Montag, 2. Mai 2016

Be Optimistic

Sometimes I think that if I didn't have a chronic illness, I'd be the most optimistic person in the world. But then I can't know that, because my practiced optimism (see: at times lying to myself) is a gift of having to get through life with a chronic illness.
My handsome and healthy spouse has now taken on the voice of me 10 years ago. (I'd been ill about 8 years when we met, so I suppose that he's right on schedule.) I'm here, reveling in every bit of evidence of health, embracing every moment that my healthy body gives me and when things go poorly, holding on to the optimism that I'll be that way again. But it takes regular practice.
I've got granulomas and these chronic infections popping up as a result of undissolved self-dissolving sutures and it's a real bummer. Old me's voice pops in my head and worries that it could mean something worse, that it could be the start of fistulas, that my honeymoon of things going well after surgery was short and is over. Ivo's voice pops up in a more actual way and says things like "what the hell" and showing more signs of being bored of me being in pain. Not bored of me, but he just feels the monotony of me being in a painful situation and feels bad for me.

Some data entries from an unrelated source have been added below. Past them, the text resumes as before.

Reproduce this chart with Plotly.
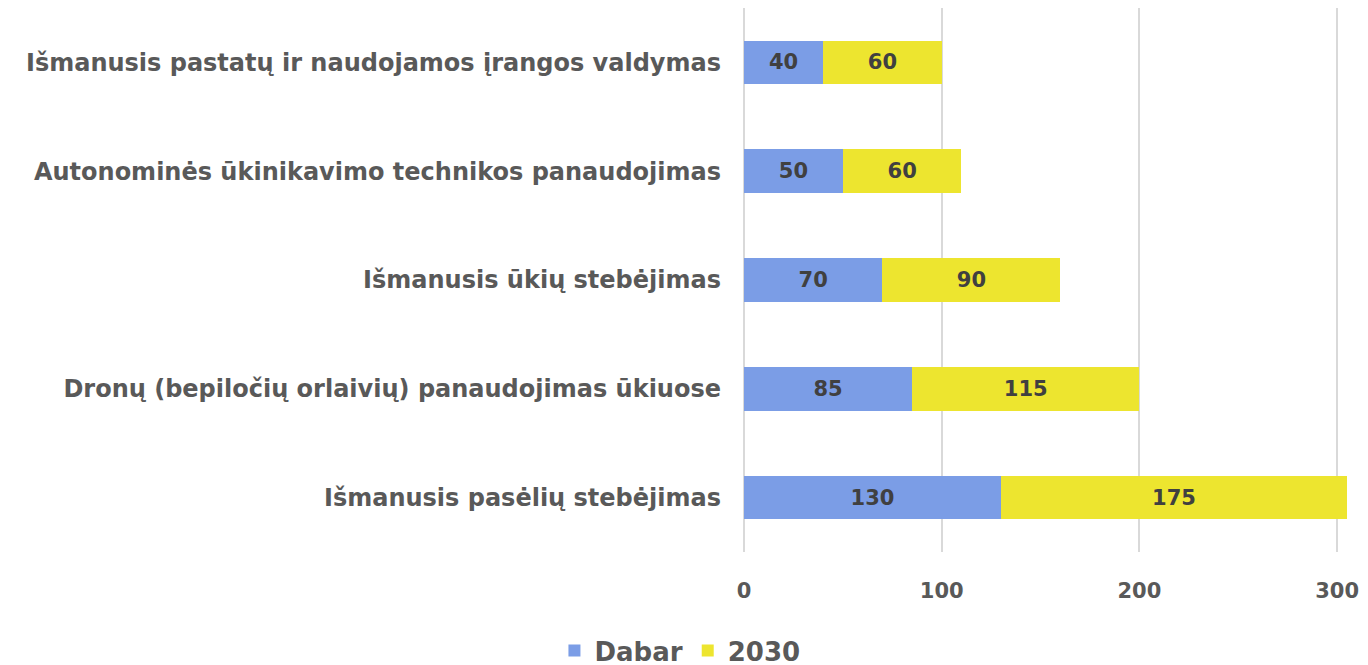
import plotly.graph_objects as go

categories = [
    "Išmanusis pasėlių stebėjimas",
    "Dronų (bepiločių orlaivių) panaudojimas ūkiuose",
    "Išmanusis ūkių stebėjimas",
    "Autonominės ūkinikavimo technikos panaudojimas",
    "Išmanusis pastatų ir naudojamos įrangos valdymas",
]
dabar = [130, 85, 70, 50, 40]
y2030 = [175, 115, 90, 60, 60]
series_names = ["Dabar", "2030"]
tick_vals = [0, 100, 200, 300]

label_font = dict(family="DejaVu Sans", size=21, color="#404040", weight="bold")

fig = go.Figure()
fig.add_trace(go.Bar(
    y=categories, x=dabar, name=series_names[0], orientation="h",
    marker=dict(color="#7b9de6", line=dict(width=0)),
    text=dabar, textposition="inside", insidetextanchor="middle",
    textfont=label_font, textangle=0,
))
fig.add_trace(go.Bar(
    y=categories, x=y2030, name=series_names[1], orientation="h",
    marker=dict(color="#ede52f", line=dict(width=0)),
    text=y2030, textposition="inside", insidetextanchor="middle",
    textfont=label_font, textangle=0,
))

fig.update_layout(
    barmode="stack",
    bargap=0.6,
    width=1352, height=666,
    margin=dict(l=736, r=10, t=0, b=122),
    plot_bgcolor="white", paper_bgcolor="white",
    legend=dict(
        orientation="h", xref="container", x=0.497, xanchor="center",
        yref="container", y=0, yanchor="bottom",
        font=dict(family="DejaVu Sans", size=26, color="#595959", weight="bold"),
        traceorder="normal",
    ),
    xaxis=dict(
        range=[0, 306.5], tickvals=tick_vals,
        showgrid=True, gridcolor="#d9d9d9", gridwidth=2,
        zeroline=True, zerolinecolor="#d9d9d9", zerolinewidth=2,
        tickfont=dict(family="DejaVu Sans", size=21, color="#595959", weight="bold"),
        ticks="", ticklabelstandoff=24, fixedrange=True,
    ),
    yaxis=dict(
        automargin=False,
        tickfont=dict(family="DejaVu Sans", size=24, color="#595959", weight="bold"),
        ticks="", ticklabelstandoff=22,
    ),
)
fig.write_html("out.html")
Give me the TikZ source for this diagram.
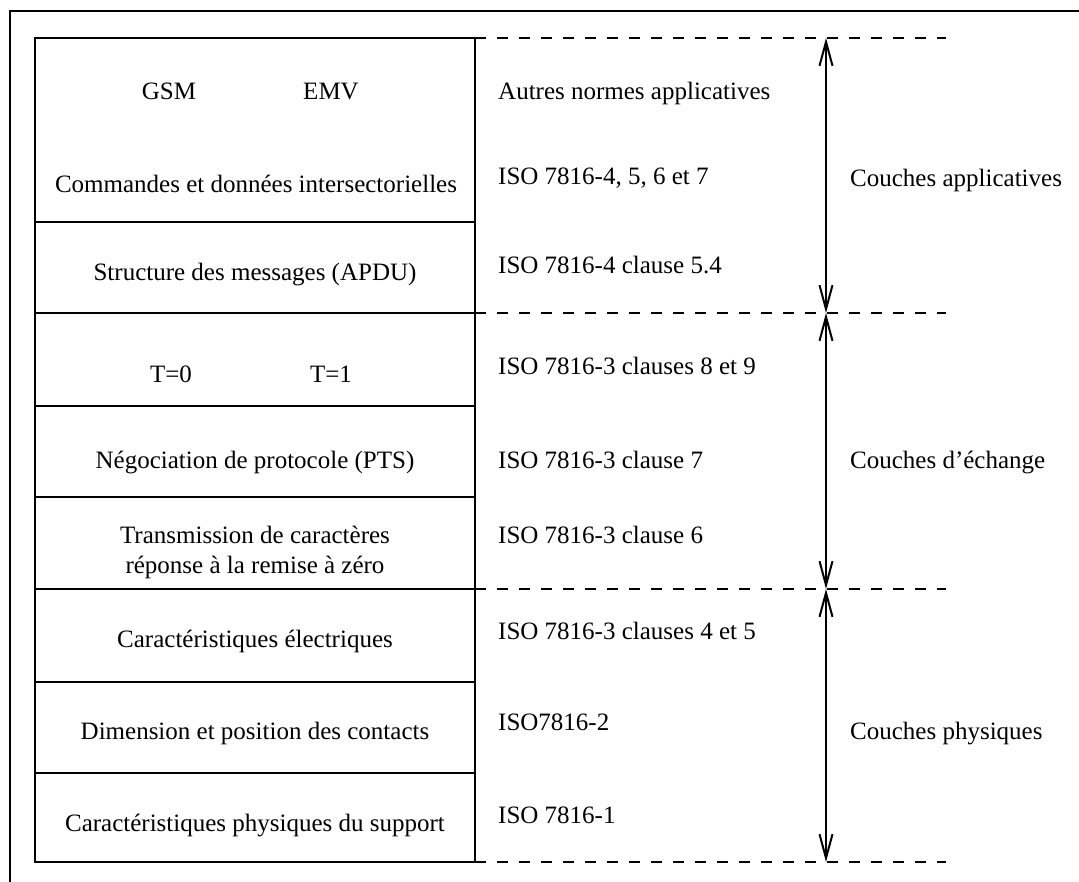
\documentclass[tikz,border=0pt]{standalone}
\usepackage{fontspec}
\setmainfont{Liberation Serif}
\usetikzlibrary{arrows.meta}
\begin{document}
\begin{tikzpicture}[x=1pt,y=-1pt,
  lbl/.style={anchor=base,inner sep=0pt,font=\fontsize{25}{30}\selectfont},
  ref/.style={lbl,anchor=base west},
  frame/.style={line width=2pt},
  rule/.style={line width=2.4pt},
  sep/.style={line width=2.4pt,dash pattern=on 11pt off 11pt},
  barb/.tip={Straight Barb[length=24pt,width=13pt,line width=2pt]},
  span/.style={line width=2pt,barb-barb}]
\useasboundingbox (0,0) rectangle (1079,882);

% page frame (top and left edges)
\draw[frame] (10,882) -- (10,11) -- (1079,11);

% layer table
\draw[rule] (35,38) rectangle (475,862);
\foreach \yy in {222,313,406,497,589,682,773}
  \draw[rule] (35,\yy) -- (475,\yy);

% dashed layer boundaries
\foreach \yy in {38,313,589,862}
  \draw[sep] (475,\yy) -- (946,\yy);

% extent arrows of the three layer groups
\coordinate (a0) at (826,38);
\coordinate (a1) at (826,313);
\coordinate (a2) at (826,589);
\coordinate (a3) at (826,862);
\draw[span] (a0) -- (a1);
\draw[span] (a1) -- (a2);
\draw[span] (a2) -- (a3);

% left column: functions
\node[lbl] (gsm) at (169,100) {GSM};
\node[lbl] (emv) at (331,100) {EMV};
\node[lbl] (cmd) at (256,193) {Commandes et données intersectorielles};
\node[lbl] (apdu) at (255,281) {Structure des messages (APDU)};
\node[lbl] (t0) at (171,383) {T=0};
\node[lbl] (t1) at (331,383) {T=1};
\node[lbl] (pts) at (255,468) {Négociation de protocole (PTS)};
\node[lbl,align=center] (car) at (255,573) {Transmission de caractères\\réponse à la remise à zéro};
\node[lbl] (elec) at (255,647) {Caractéristiques électriques};
\node[lbl] (cont) at (255,739) {Dimension et position des contacts};
\node[lbl] (supp) at (255,831) {Caractéristiques physiques du support};

% middle column: standards
\node[ref] (n1) at (498,100) {Autres normes applicatives};
\node[ref] (n2) at (498,185) {ISO 7816-4, 5, 6 et 7};
\node[ref] (n3) at (498,274) {ISO 7816-4 clause 5.4};
\node[ref] (n4) at (498,375) {ISO 7816-3 clauses 8 et 9};
\node[ref] (n5) at (498,468) {ISO 7816-3 clause 7};
\node[ref] (n6) at (498,543) {ISO 7816-3 clause 6};
\node[ref] (n7) at (498,639) {ISO 7816-3 clauses 4 et 5};
\node[ref] (n8) at (498,730) {ISO7816-2};
\node[ref] (n9) at (498,823) {ISO 7816-1};

% right column: layer groups
\node[ref] (g1) at (850,187) {Couches applicatives};
\node[ref] (g2) at (850,468) {Couches d’échange};
\node[ref] (g3) at (850,739) {Couches physiques};
\end{tikzpicture}
\end{document}
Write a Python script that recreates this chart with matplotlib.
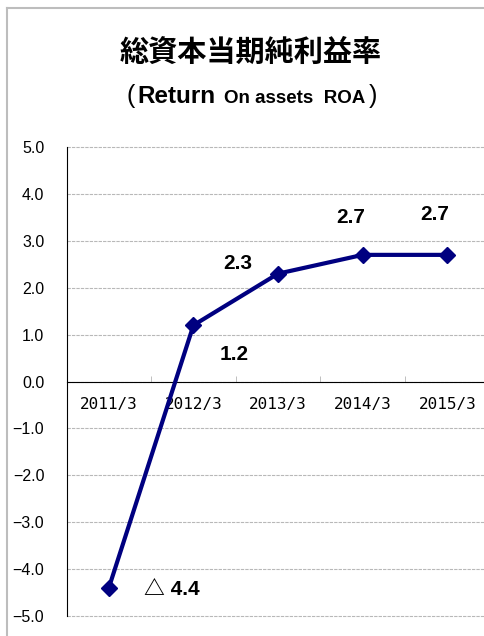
import matplotlib.pyplot as plt
from matplotlib.lines import Line2D

plt.rcParams['font.family'] = ['Liberation Sans', 'Noto Sans CJK JP', 'DejaVu Sans']

# Data
periods = ['2011/3', '2012/3', '2013/3', '2014/3', '2015/3']
roa = [-4.4, 1.2, 2.3, 2.7, 2.7]
# label offsets in points (dx, dy) from each marker
label_offsets = [(45, -1), (29, -21), (-29, 7), (-9, 27), (-9, 29)]
yticks = [5.0, 4.0, 3.0, 2.0, 1.0, 0.0, -1.0, -2.0, -3.0, -4.0, -5.0]

fig = plt.figure(figsize=(4.85, 6.36), dpi=100)
W, H = 485, 636
ax = fig.add_axes([66.5 / W, 1 - 616 / H, (489.7 - 66.5) / W, (616 - 147) / H])

x = list(range(len(periods)))
ax.plot(x, roa, color='#000080', lw=3, marker='D', ms=8.5, zorder=5, clip_on=False)

for xi, v, (dx, dy) in zip(x, roa, label_offsets):
    txt = f'△ {abs(v):.1f}' if v < 0 else f'{v:.1f}'
    ax.annotate(txt, (xi, v), xytext=(dx, dy), textcoords='offset points',
                ha='center', va='center', fontsize=15, fontweight='bold')

ax.set_xlim(-0.5, len(periods) - 0.5)
ax.set_ylim(-5, 5)
ax.set_yticks(yticks)
ax.set_yticklabels([f'{t:.1f}'.replace('-', '−') for t in yticks], fontsize=11.5)
ax.tick_params(axis='y', length=0, pad=16)
ax.yaxis.grid(True, color='#b8b8b8', lw=0.8, ls=(0, (3, 1)))
for gl in ax.get_ygridlines():
    gl.set_clip_on(False)
ax.set_axisbelow(True)

ax.set_xticks(x)
ax.set_xticklabels(periods)
ax.set_xticks([i + 0.5 for i in x[:-1]], minor=True)
ax.tick_params(axis='x', which='major', length=0, pad=11, labelsize=11.5,
               labelfontfamily='DejaVu Sans Mono')
ax.tick_params(axis='x', which='minor', direction='in', length=4, color='#b4b4b4')

ax.spines['bottom'].set_position(('data', 0))
ax.spines['bottom'].set_color('black')
ax.spines['left'].set_color('black')
ax.spines['top'].set_visible(False)
ax.spines['right'].set_visible(False)

# frame lines of the chart area
fig.add_artist(Line2D([7 / W, 7 / W], [0, 1 - 8 / H], color='#bdbdbd', lw=1.5))
fig.add_artist(Line2D([7 / W, 1], [1 - 8 / H, 1 - 8 / H], color='#bdbdbd', lw=1.5))

fig.text(251 / W, 1 - 52 / H, '総資本当期純利益率', ha='center', va='center',
         fontsize=21, fontweight='bold', family=['Noto Sans CJK JP', 'DejaVu Sans'])
base = 1 - 103 / H
fig.text(126 / W, base, '(', ha='left', va='baseline', fontsize=18)
fig.text(137 / W, base, 'Return', ha='left', va='baseline', fontsize=17.5, fontweight='bold')
fig.text(224 / W, base, 'On assets  ROA', ha='left', va='baseline', fontsize=13.5,
         fontweight='bold')
fig.text(369 / W, base, ')', ha='left', va='baseline', fontsize=18)

fig.savefig('out.png', dpi=100)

So I'm here, and I've had a painful weekend - but rallied for a nice long walk with spouse and pup, did all the things I needed to to take good care of myself - and I'm waiting on my doctor to write me a prescription for antibiotics and I'm feeling optimistic that the pills will work as well this time as they did last time, I'm hopeful that this problem will stop reoccurring, I can practically see my wonderful, sutureless life...
But if I'd never been ill, I might have never known this kind of positivity in the face of chronic health issues. I had this big massive surgery and I got a little cocky about the long-term positive change it would be. But I have an incurable illness and will always have an incurable illness and I've got some incurable, chronically occurring positivity - with bouts of doubts.